Accessibility above the clouds
Skypax consists of two toilets and a galley. This arrangement is common and – adapted slightly – can be installed in aircraft such as the Airbus A320 family or Boeing 737. The innovation: The two WCs can be easily converted into a single large, accessible toilet.
Finally, a simple solution
The wall between the toilets is folded to the side in less than 30 seconds. The result is a large, appealing room. With the help of handles on the ceiling and walls, passengers can lift themselves independently from their wheelchair to the second, remaining toilet. If the passenger needs assistance undressing, there is even enough room for a helper.
Previous solutions were much more awkward and uncomfortable. Either the conversion took a long time due to complicated technical solutions or the passenger had to use a kind of compromise toilet, which was much narrower than normal airplane toilets and therefore difficult to use. In addition, the room was so narrow that there was no space for a second person to help.

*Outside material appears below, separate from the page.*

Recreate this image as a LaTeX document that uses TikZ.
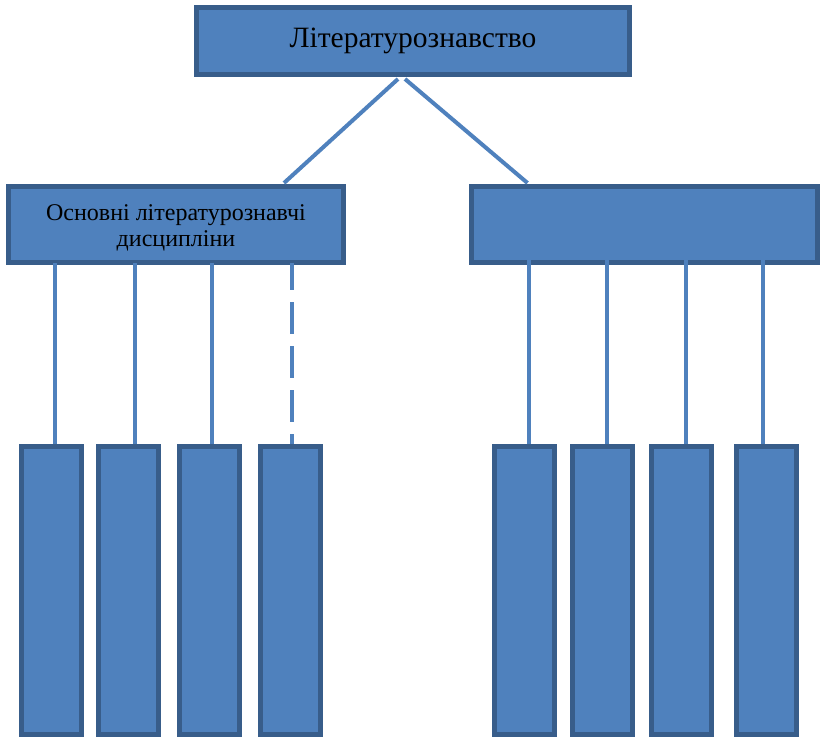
\documentclass[tikz,border=0pt]{standalone}
\usepackage{fontspec}
\setmainfont{Liberation Serif}
\usetikzlibrary{calc}

\definecolor{boxfill}{HTML}{4F81BD}
\definecolor{boxline}{HTML}{385D8A}

\begin{document}
\begin{tikzpicture}[x=1pt,y=-1pt,
  box/.style={draw=boxline,fill=boxfill,line width=5pt,inner sep=0pt,align=center},
  link/.style={draw=boxfill,line width=4pt}]

\def \ColW {60pt};
\def \ColH {288pt};

\useasboundingbox (0,0) rectangle (824,737);

\node [box,minimum width=433pt,minimum height=67pt,font=\fontsize{29.5}{32}\selectfont] (lit) at (413,41) {Літературознавство};

\node [box,minimum width=335pt,minimum height=76pt,font=\fontsize{24}{26}\selectfont] (osn) at (176,224.5) {};
\node [align=center,inner sep=0pt,font=\fontsize{24}{26}\selectfont] (osnt) at (176,228) {Основні літературознавчі\\дисципліни};
\node [box,minimum width=346pt,minimum height=76pt] (dop) at (644.5,224.5) {};

\node [box,minimum width=\ColW,minimum height=\ColH] (a1) at (51,590.5) {};
\node [box,minimum width=\ColW,minimum height=\ColH] (a2) at (128,590.5) {};
\node [box,minimum width=\ColW,minimum height=\ColH] (a3) at (209,590.5) {};
\node [box,minimum width=\ColW,minimum height=\ColH] (a4) at (290,590.5) {};

\node [box,minimum width=\ColW,minimum height=\ColH] (b1) at (524.5,590.5) {};
\node [box,minimum width=\ColW,minimum height=\ColH] (b2) at (602,590.5) {};
\node [box,minimum width=\ColW,minimum height=\ColH] (b3) at (681.5,590.5) {};
\node [box,minimum width=\ColW,minimum height=\ColH] (b4) at (766,590.5) {};

\draw [link] ($(lit.south)+(-15,2)$) -- ($(osn.north)+(108,-1)$);
\draw [link] ($(lit.south)+(-8,2)$) -- ($(dop.north)+(-117,-1)$);

\draw [link] ($(osn.south)+(-121,-2)$) -- ($(a1.north)+(4,0)$);
\draw [link] ($(osn.south)+(-41,-2)$) -- ($(a2.north)+(7,0)$);
\draw [link] ($(osn.south)+(36,-2)$) -- ($(a3.north)+(3,0)$);
\draw [link,dash pattern=on 32pt off 12pt,dash phase=5pt] ($(osn.south)+(116,-2)$) -- ($(a4.north)+(2,0)$);

\draw [link] ($(dop.south)+(-115.5,-7)$) -- ($(b1.north)+(4.5,0)$);
\draw [link] ($(dop.south)+(-37.5,-7)$) -- ($(b2.north)+(5,0)$);
\draw [link] ($(dop.south)+(41.5,-7)$) -- ($(b3.north)+(4.5,0)$);
\draw [link] ($(dop.south)+(118.5,-7)$) -- ($(b4.north)+(-3,0)$);

\end{tikzpicture}
\end{document}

The environment also benefits
Skypax changes this and enables effortless travel even for people with reduced mobility. The different arrangement in the aircraft also saves space, allowing up to 12 additional seats and passengers to be accommodated. What's more, the new system is around 60 to 100 kilograms lighter than previous models. The effect on the environment is considerable. Skypax can save up to 480 kilograms of fuel per flight. Projected over one year, this will save around 1,500 tons of CO2 – that’s as much CO2 as 168 passengers leave behind as a CO2 footprint each year.
At this time, Skypax is certified and approved. The first 100 orders will soon be delivered – and will then contribute to making aviation more accessible and climate-friendly.